EXERCISE GOAL:
Strip the pictures and reproduce the rest of the listing exactly.

** BEGIN INFORMATION SUPPLIED **

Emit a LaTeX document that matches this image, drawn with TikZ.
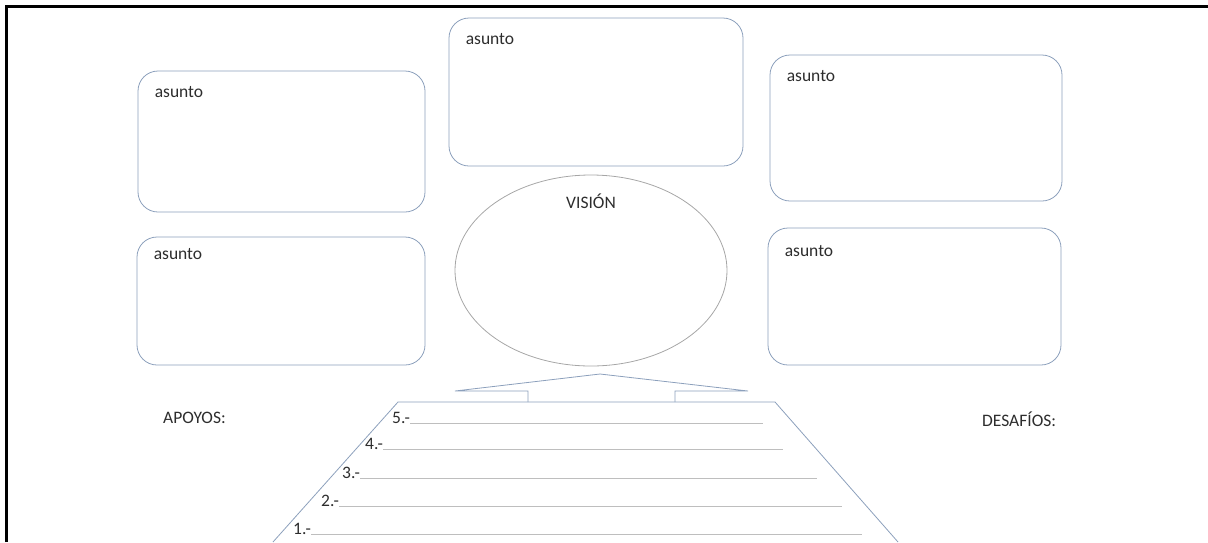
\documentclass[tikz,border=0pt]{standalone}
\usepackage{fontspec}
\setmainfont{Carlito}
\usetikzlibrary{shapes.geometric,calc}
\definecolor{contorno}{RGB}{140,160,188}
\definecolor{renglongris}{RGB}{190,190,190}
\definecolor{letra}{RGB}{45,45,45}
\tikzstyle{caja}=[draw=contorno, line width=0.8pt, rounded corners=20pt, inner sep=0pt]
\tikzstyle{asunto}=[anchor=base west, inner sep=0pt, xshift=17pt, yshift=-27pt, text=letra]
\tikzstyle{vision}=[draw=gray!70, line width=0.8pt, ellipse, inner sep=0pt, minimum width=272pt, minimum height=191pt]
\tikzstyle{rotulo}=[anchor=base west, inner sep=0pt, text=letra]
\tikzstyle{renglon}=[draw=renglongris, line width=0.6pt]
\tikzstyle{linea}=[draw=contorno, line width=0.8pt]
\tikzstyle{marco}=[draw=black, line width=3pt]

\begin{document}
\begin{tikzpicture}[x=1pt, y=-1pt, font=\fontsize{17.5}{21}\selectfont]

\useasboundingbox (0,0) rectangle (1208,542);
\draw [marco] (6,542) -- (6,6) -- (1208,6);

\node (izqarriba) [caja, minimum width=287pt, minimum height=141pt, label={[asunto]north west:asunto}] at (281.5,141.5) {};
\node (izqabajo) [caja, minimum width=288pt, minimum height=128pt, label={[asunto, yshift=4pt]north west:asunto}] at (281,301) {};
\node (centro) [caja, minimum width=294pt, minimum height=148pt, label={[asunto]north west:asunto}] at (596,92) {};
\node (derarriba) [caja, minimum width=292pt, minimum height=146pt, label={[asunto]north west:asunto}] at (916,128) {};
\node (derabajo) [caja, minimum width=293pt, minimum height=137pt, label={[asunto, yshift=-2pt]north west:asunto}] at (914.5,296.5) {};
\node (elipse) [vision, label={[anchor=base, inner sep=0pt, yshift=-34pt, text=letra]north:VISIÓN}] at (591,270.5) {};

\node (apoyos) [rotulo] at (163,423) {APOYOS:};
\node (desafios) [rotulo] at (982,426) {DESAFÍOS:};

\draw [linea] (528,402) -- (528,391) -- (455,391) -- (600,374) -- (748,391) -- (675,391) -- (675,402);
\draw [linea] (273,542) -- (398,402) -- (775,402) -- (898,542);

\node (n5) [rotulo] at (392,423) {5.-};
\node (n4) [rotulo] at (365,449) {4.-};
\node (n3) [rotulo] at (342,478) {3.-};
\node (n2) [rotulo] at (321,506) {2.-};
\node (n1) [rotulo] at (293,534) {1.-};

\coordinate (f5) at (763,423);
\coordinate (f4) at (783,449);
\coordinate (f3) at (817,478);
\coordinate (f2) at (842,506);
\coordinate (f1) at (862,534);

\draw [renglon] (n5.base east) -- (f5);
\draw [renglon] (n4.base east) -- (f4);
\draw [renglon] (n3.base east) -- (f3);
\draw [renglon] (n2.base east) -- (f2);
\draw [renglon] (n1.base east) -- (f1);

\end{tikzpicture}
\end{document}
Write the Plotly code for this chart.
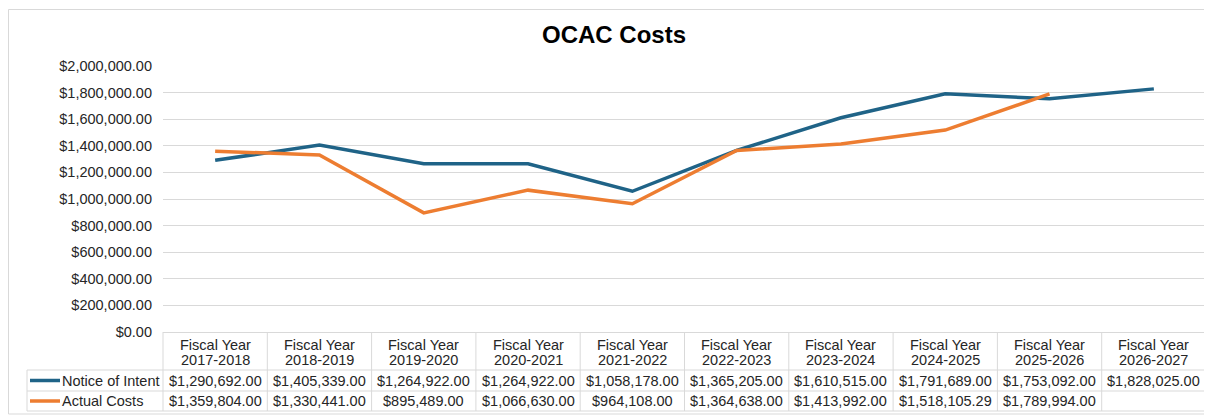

** END INFORMATION SUPPLIED **

WRITTEN ANSWER:
Emit a LaTeX document that matches this image, drawn with TikZ.
\documentclass[tikz,border=0pt]{standalone}
\usepackage{fontspec}
\setmainfont{Carlito}
\usetikzlibrary{shapes.geometric,calc}
\definecolor{contorno}{RGB}{140,160,188}
\definecolor{renglongris}{RGB}{190,190,190}
\definecolor{letra}{RGB}{45,45,45}
\tikzstyle{caja}=[draw=contorno, line width=0.8pt, rounded corners=20pt, inner sep=0pt]
\tikzstyle{asunto}=[anchor=base west, inner sep=0pt, xshift=17pt, yshift=-27pt, text=letra]
\tikzstyle{vision}=[draw=gray!70, line width=0.8pt, ellipse, inner sep=0pt, minimum width=272pt, minimum height=191pt]
\tikzstyle{rotulo}=[anchor=base west, inner sep=0pt, text=letra]
\tikzstyle{renglon}=[draw=renglongris, line width=0.6pt]
\tikzstyle{linea}=[draw=contorno, line width=0.8pt]
\tikzstyle{marco}=[draw=black, line width=3pt]

\begin{document}
\begin{tikzpicture}[x=1pt, y=-1pt, font=\fontsize{17.5}{21}\selectfont]

\useasboundingbox (0,0) rectangle (1208,542);
\draw [marco] (6,542) -- (6,6) -- (1208,6);

\node (izqarriba) [caja, minimum width=287pt, minimum height=141pt, label={[asunto]north west:asunto}] at (281.5,141.5) {};
\node (izqabajo) [caja, minimum width=288pt, minimum height=128pt, label={[asunto, yshift=4pt]north west:asunto}] at (281,301) {};
\node (centro) [caja, minimum width=294pt, minimum height=148pt, label={[asunto]north west:asunto}] at (596,92) {};
\node (derarriba) [caja, minimum width=292pt, minimum height=146pt, label={[asunto]north west:asunto}] at (916,128) {};
\node (derabajo) [caja, minimum width=293pt, minimum height=137pt, label={[asunto, yshift=-2pt]north west:asunto}] at (914.5,296.5) {};
\node (elipse) [vision, label={[anchor=base, inner sep=0pt, yshift=-34pt, text=letra]north:VISIÓN}] at (591,270.5) {};

\node (apoyos) [rotulo] at (163,423) {APOYOS:};
\node (desafios) [rotulo] at (982,426) {DESAFÍOS:};

\draw [linea] (528,402) -- (528,391) -- (455,391) -- (600,374) -- (748,391) -- (675,391) -- (675,402);
\draw [linea] (273,542) -- (398,402) -- (775,402) -- (898,542);

\node (n5) [rotulo] at (392,423) {5.-};
\node (n4) [rotulo] at (365,449) {4.-};
\node (n3) [rotulo] at (342,478) {3.-};
\node (n2) [rotulo] at (321,506) {2.-};
\node (n1) [rotulo] at (293,534) {1.-};

\coordinate (f5) at (763,423);
\coordinate (f4) at (783,449);
\coordinate (f3) at (817,478);
\coordinate (f2) at (842,506);
\coordinate (f1) at (862,534);

\draw [renglon] (n5.base east) -- (f5);
\draw [renglon] (n4.base east) -- (f4);
\draw [renglon] (n3.base east) -- (f3);
\draw [renglon] (n2.base east) -- (f2);
\draw [renglon] (n1.base east) -- (f1);

\end{tikzpicture}
\end{document}
Write the Plotly code for this chart.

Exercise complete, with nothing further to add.